### INFORMATION SUPPLIED

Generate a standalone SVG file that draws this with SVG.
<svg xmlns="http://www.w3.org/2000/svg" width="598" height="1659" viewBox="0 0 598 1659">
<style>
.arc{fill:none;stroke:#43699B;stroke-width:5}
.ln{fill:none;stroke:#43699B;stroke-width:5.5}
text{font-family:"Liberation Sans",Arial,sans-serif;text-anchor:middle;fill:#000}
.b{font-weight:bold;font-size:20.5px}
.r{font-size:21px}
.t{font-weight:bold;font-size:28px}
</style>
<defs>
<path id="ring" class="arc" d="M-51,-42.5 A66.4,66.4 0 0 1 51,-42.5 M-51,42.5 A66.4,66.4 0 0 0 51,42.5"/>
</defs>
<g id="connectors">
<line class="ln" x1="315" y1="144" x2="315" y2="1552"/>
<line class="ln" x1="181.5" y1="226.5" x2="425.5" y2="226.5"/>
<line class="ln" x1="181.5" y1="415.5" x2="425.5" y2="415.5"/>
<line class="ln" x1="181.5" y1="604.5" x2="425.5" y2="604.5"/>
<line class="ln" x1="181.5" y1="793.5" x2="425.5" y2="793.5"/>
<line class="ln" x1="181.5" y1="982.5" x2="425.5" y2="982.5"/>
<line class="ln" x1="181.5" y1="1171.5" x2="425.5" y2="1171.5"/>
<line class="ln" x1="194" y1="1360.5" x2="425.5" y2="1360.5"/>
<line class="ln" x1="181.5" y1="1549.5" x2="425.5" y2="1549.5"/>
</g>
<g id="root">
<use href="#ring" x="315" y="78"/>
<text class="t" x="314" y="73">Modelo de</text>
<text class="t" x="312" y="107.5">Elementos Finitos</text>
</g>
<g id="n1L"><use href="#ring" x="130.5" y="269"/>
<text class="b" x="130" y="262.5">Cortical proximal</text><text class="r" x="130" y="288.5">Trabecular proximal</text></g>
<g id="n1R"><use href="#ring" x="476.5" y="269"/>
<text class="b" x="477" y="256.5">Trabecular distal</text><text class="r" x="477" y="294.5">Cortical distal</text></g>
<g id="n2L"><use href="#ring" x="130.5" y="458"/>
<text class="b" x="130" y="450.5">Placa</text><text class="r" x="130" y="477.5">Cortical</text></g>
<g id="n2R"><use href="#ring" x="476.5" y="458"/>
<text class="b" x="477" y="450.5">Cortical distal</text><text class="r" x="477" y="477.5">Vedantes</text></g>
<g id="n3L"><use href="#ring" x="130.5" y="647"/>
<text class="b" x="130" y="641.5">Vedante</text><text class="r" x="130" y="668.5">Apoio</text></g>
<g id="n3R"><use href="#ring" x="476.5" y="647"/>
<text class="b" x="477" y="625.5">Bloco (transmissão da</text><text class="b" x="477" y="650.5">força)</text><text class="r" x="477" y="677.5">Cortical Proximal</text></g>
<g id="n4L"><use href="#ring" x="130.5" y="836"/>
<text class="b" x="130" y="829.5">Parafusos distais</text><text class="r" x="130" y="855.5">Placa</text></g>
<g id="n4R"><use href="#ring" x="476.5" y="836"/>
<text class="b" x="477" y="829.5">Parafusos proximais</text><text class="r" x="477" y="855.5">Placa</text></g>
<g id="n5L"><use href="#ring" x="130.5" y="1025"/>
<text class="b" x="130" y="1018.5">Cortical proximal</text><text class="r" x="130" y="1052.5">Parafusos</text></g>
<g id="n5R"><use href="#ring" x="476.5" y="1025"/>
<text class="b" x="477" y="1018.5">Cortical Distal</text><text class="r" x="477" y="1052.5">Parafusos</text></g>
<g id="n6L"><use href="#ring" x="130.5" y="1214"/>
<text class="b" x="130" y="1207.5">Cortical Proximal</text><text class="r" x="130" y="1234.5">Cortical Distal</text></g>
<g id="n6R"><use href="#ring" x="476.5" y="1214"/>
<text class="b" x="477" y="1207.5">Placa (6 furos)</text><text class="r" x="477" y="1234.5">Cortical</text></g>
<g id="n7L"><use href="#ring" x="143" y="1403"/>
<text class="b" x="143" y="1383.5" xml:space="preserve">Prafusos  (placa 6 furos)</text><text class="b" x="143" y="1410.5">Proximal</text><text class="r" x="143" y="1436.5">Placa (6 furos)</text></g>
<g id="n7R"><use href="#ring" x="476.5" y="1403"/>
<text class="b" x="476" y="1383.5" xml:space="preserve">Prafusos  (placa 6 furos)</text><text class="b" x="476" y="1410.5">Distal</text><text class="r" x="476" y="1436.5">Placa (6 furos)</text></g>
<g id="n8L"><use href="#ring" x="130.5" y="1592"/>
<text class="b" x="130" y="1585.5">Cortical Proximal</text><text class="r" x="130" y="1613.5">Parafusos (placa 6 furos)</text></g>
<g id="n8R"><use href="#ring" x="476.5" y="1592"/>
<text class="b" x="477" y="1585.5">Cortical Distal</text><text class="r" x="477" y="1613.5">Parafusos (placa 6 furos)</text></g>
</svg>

### REQUIREMENT
Extract the listing in its entirety, matching it exactly.

### SOLUTION TO THE EXERCISE
Generate a standalone SVG file that draws this with SVG.
<svg xmlns="http://www.w3.org/2000/svg" width="598" height="1659" viewBox="0 0 598 1659">
<style>
.arc{fill:none;stroke:#43699B;stroke-width:5}
.ln{fill:none;stroke:#43699B;stroke-width:5.5}
text{font-family:"Liberation Sans",Arial,sans-serif;text-anchor:middle;fill:#000}
.b{font-weight:bold;font-size:20.5px}
.r{font-size:21px}
.t{font-weight:bold;font-size:28px}
</style>
<defs>
<path id="ring" class="arc" d="M-51,-42.5 A66.4,66.4 0 0 1 51,-42.5 M-51,42.5 A66.4,66.4 0 0 0 51,42.5"/>
</defs>
<g id="connectors">
<line class="ln" x1="315" y1="144" x2="315" y2="1552"/>
<line class="ln" x1="181.5" y1="226.5" x2="425.5" y2="226.5"/>
<line class="ln" x1="181.5" y1="415.5" x2="425.5" y2="415.5"/>
<line class="ln" x1="181.5" y1="604.5" x2="425.5" y2="604.5"/>
<line class="ln" x1="181.5" y1="793.5" x2="425.5" y2="793.5"/>
<line class="ln" x1="181.5" y1="982.5" x2="425.5" y2="982.5"/>
<line class="ln" x1="181.5" y1="1171.5" x2="425.5" y2="1171.5"/>
<line class="ln" x1="194" y1="1360.5" x2="425.5" y2="1360.5"/>
<line class="ln" x1="181.5" y1="1549.5" x2="425.5" y2="1549.5"/>
</g>
<g id="root">
<use href="#ring" x="315" y="78"/>
<text class="t" x="314" y="73">Modelo de</text>
<text class="t" x="312" y="107.5">Elementos Finitos</text>
</g>
<g id="n1L"><use href="#ring" x="130.5" y="269"/>
<text class="b" x="130" y="262.5">Cortical proximal</text><text class="r" x="130" y="288.5">Trabecular proximal</text></g>
<g id="n1R"><use href="#ring" x="476.5" y="269"/>
<text class="b" x="477" y="256.5">Trabecular distal</text><text class="r" x="477" y="294.5">Cortical distal</text></g>
<g id="n2L"><use href="#ring" x="130.5" y="458"/>
<text class="b" x="130" y="450.5">Placa</text><text class="r" x="130" y="477.5">Cortical</text></g>
<g id="n2R"><use href="#ring" x="476.5" y="458"/>
<text class="b" x="477" y="450.5">Cortical distal</text><text class="r" x="477" y="477.5">Vedantes</text></g>
<g id="n3L"><use href="#ring" x="130.5" y="647"/>
<text class="b" x="130" y="641.5">Vedante</text><text class="r" x="130" y="668.5">Apoio</text></g>
<g id="n3R"><use href="#ring" x="476.5" y="647"/>
<text class="b" x="477" y="625.5">Bloco (transmissão da</text><text class="b" x="477" y="650.5">força)</text><text class="r" x="477" y="677.5">Cortical Proximal</text></g>
<g id="n4L"><use href="#ring" x="130.5" y="836"/>
<text class="b" x="130" y="829.5">Parafusos distais</text><text class="r" x="130" y="855.5">Placa</text></g>
<g id="n4R"><use href="#ring" x="476.5" y="836"/>
<text class="b" x="477" y="829.5">Parafusos proximais</text><text class="r" x="477" y="855.5">Placa</text></g>
<g id="n5L"><use href="#ring" x="130.5" y="1025"/>
<text class="b" x="130" y="1018.5">Cortical proximal</text><text class="r" x="130" y="1052.5">Parafusos</text></g>
<g id="n5R"><use href="#ring" x="476.5" y="1025"/>
<text class="b" x="477" y="1018.5">Cortical Distal</text><text class="r" x="477" y="1052.5">Parafusos</text></g>
<g id="n6L"><use href="#ring" x="130.5" y="1214"/>
<text class="b" x="130" y="1207.5">Cortical Proximal</text><text class="r" x="130" y="1234.5">Cortical Distal</text></g>
<g id="n6R"><use href="#ring" x="476.5" y="1214"/>
<text class="b" x="477" y="1207.5">Placa (6 furos)</text><text class="r" x="477" y="1234.5">Cortical</text></g>
<g id="n7L"><use href="#ring" x="143" y="1403"/>
<text class="b" x="143" y="1383.5" xml:space="preserve">Prafusos  (placa 6 furos)</text><text class="b" x="143" y="1410.5">Proximal</text><text class="r" x="143" y="1436.5">Placa (6 furos)</text></g>
<g id="n7R"><use href="#ring" x="476.5" y="1403"/>
<text class="b" x="476" y="1383.5" xml:space="preserve">Prafusos  (placa 6 furos)</text><text class="b" x="476" y="1410.5">Distal</text><text class="r" x="476" y="1436.5">Placa (6 furos)</text></g>
<g id="n8L"><use href="#ring" x="130.5" y="1592"/>
<text class="b" x="130" y="1585.5">Cortical Proximal</text><text class="r" x="130" y="1613.5">Parafusos (placa 6 furos)</text></g>
<g id="n8R"><use href="#ring" x="476.5" y="1592"/>
<text class="b" x="477" y="1585.5">Cortical Distal</text><text class="r" x="477" y="1613.5">Parafusos (placa 6 furos)</text></g>
</svg>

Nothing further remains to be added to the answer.